“Why should I believe in atoms? I can’t see them.” Students ought to ask such questions, and teachers ought to seize the teachable moment.
“Because I [or the textbook, or some other authority, etc] said so” fails to take advantage of the teaching opportunity. It does not invite the student to learn to use the investigative methods of science, rather it simply closes off a discussion.
The statement “I can’t see them.” is true, as long as one accepts the student’s implicit assumption that seeing is accomplished only with the eyes. An alert teacher can use this as an opportunity to invite the student to participate in a richer world. Perhaps a better answer is to offer, in a comforting voice, “Do blind people believe in shoes?” Such a response can move the discussion toward ways in which we use other senses and inferences from many sources to create an object in our minds. How do we “see without seeing”?
Seeing with the mind is a skill, and many students have not yet worked with that skill. But students can practice, and with practice they can get better. Teachers can help them learn the skill.

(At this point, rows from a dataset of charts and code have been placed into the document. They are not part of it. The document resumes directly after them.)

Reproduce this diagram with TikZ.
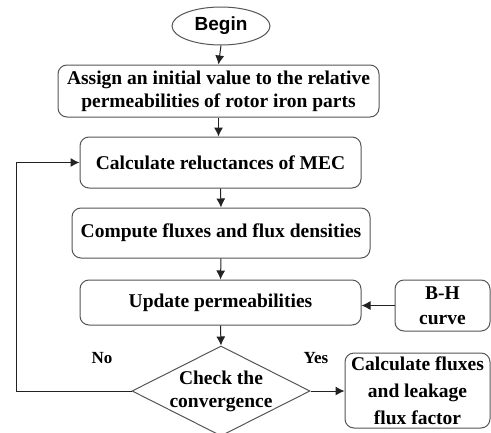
\documentclass[tikz,border=0pt]{standalone}
\usepackage{fontspec}
\setmainfont{Liberation Serif}
\newfontfamily\beginfont{Liberation Sans}
\usetikzlibrary{shapes.geometric,arrows.meta}
\definecolor{boxline}{HTML}{555555}
\definecolor{conline}{HTML}{222222}
\tikzset{
  procbox/.style={draw=boxline, line width=1pt, rounded corners=9pt, inner sep=0pt,
    align=center, font=\bfseries\fontsize{19.5}{23}\selectfont},
  startnode/.style={draw=boxline, line width=1pt, ellipse, inner sep=0pt,
    font=\beginfont\bfseries\fontsize{19}{23}\selectfont},
  decnode/.style={draw=boxline, line width=1pt, diamond, inner sep=0pt},
  txt/.style={align=center, inner sep=0pt, font=\bfseries\fontsize{19.5}{23}\selectfont},
  lbl/.style={inner sep=0pt, font=\bfseries\fontsize{17}{20}\selectfont},
  conn/.style={draw=conline, line width=1pt, -{Latex[length=9pt,width=9pt]}},
}
\begin{document}
\begin{tikzpicture}[x=1pt,y=-1pt]
\useasboundingbox (0,0) rectangle (491,432);
\node[startnode, minimum width=98pt, minimum height=38pt] (begin) at (221,26) {Begin};
\node[procbox, minimum width=321pt, minimum height=52pt] (assign) at (218.5,91) {Assign an initial value to the relative\\permeabilities of rotor iron parts};
\node[procbox, minimum width=281pt, minimum height=51pt] (calc) at (220.5,162.5) {Calculate reluctances of MEC};
\node[procbox, minimum width=298pt, minimum height=50pt] (comp) at (221,233) {Compute fluxes and flux densities};
\node[procbox, minimum width=281pt, minimum height=45pt] (upd) at (220.5,302.5) {Update permeabilities};
\node[procbox, minimum width=95pt, minimum height=51pt, font=\bfseries\fontsize{19.5}{25}\selectfont] (bh) at (442.5,305.5) {B-H\\curve};
\node[decnode, minimum width=178pt, minimum height=90pt] (chk) at (221,391) {};
\node[txt] (chktxt) at (221,391) {Check the\\convergence};
\node[procbox, minimum width=145pt, minimum height=75pt, font=\bfseries\fontsize{19.5}{27}\selectfont] (out) at (417.5,390.5) {Calculate fluxes\\and leakage\\flux factor};
\node[lbl] (no) at (102,358) {No};
\node[lbl] (yes) at (316,358) {Yes};
\coordinate (fb1) at (16.5,391);
\coordinate (fb2) at (16.5,162.5);
\draw[conn] (begin.south) -- (assign.north);
\draw[conn] (assign.south) -- (calc.north -| assign.south);
\draw[conn] (calc.south) -- (comp.north);
\draw[conn] (comp.south) -- (upd.north);
\draw[conn] (upd.south) -- (chk.north);
\draw[conn] (bh.west) -- (upd.east |- bh.west);
\draw[conn] (chk.east) -- (out.west |- chk.east);
\draw[conn] (chk.west) -- (fb1) -- (fb2) -- (calc.west);
\end{tikzpicture}
\end{document}
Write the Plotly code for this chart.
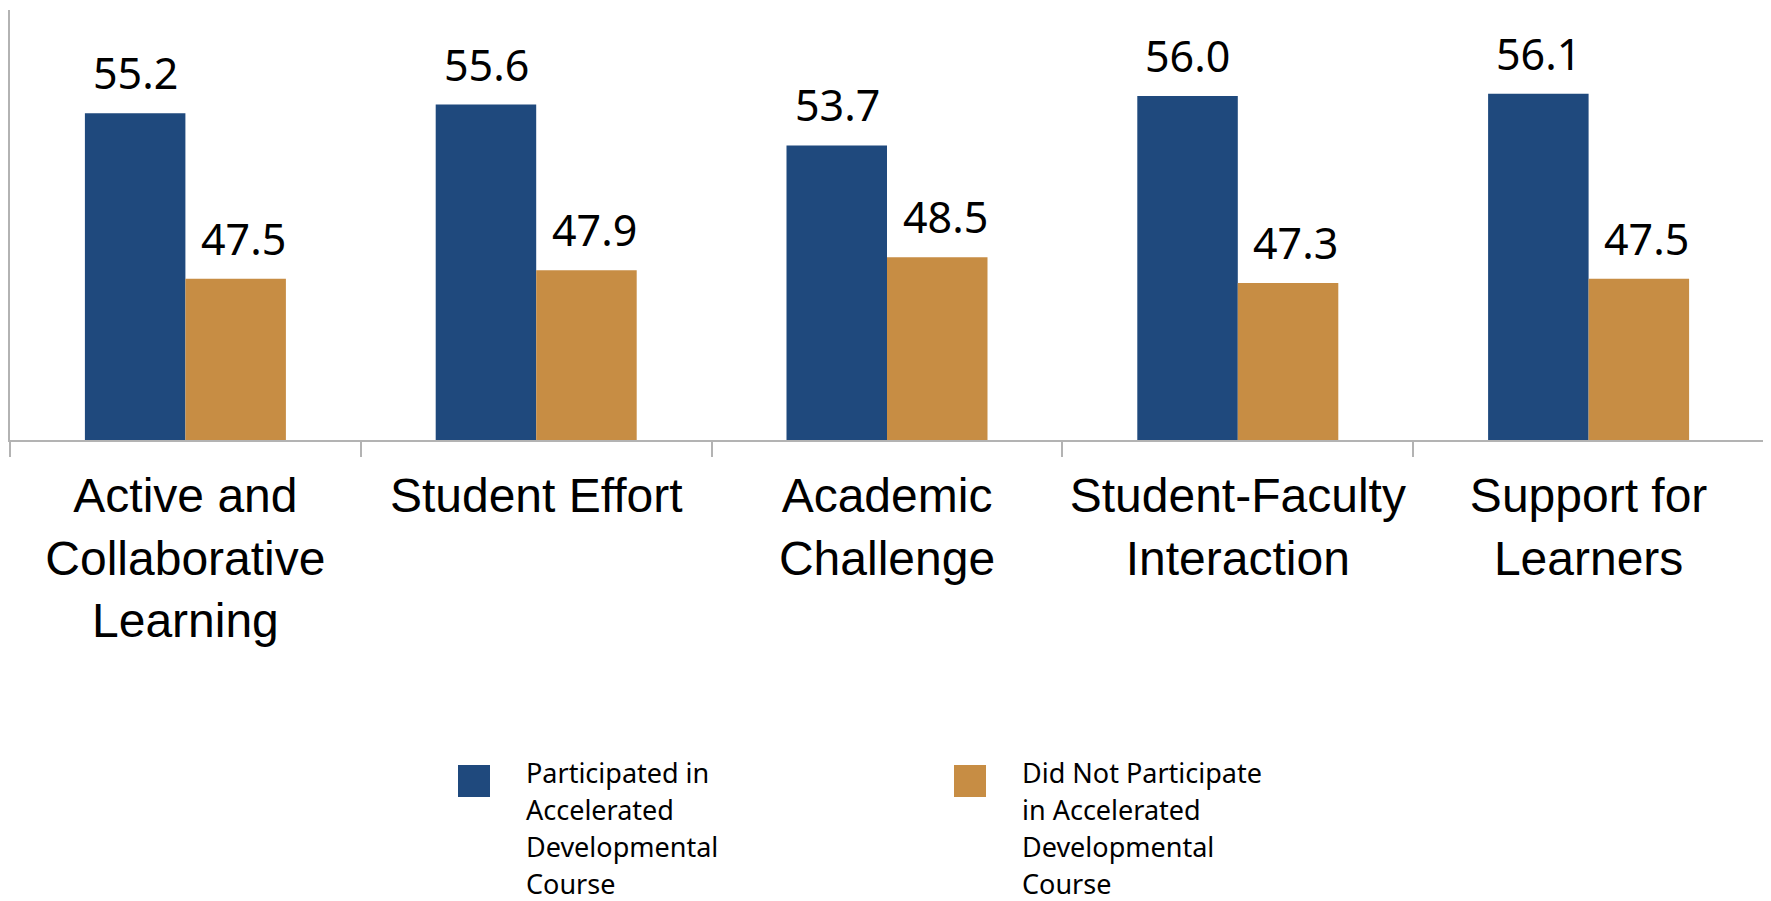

Chemistry Chapter Zero provides approaches and materials to help students learn to “see without seeing.” Only a summary will be given here; the Teaching page provides more detail.
The teaching goal is that students will strengthen their ability to “see without seeing”. Having become more comfortable with that skill, they can more easily use indirect evidence for atoms and finally, accept that atoms are real.
How long does it take for students to learn to “see without seeing”? I offer the comment of a colleague who teaches sophomore organic chemistry: “I have to work so hard with models; it takes them a long time to be able to see reactions”.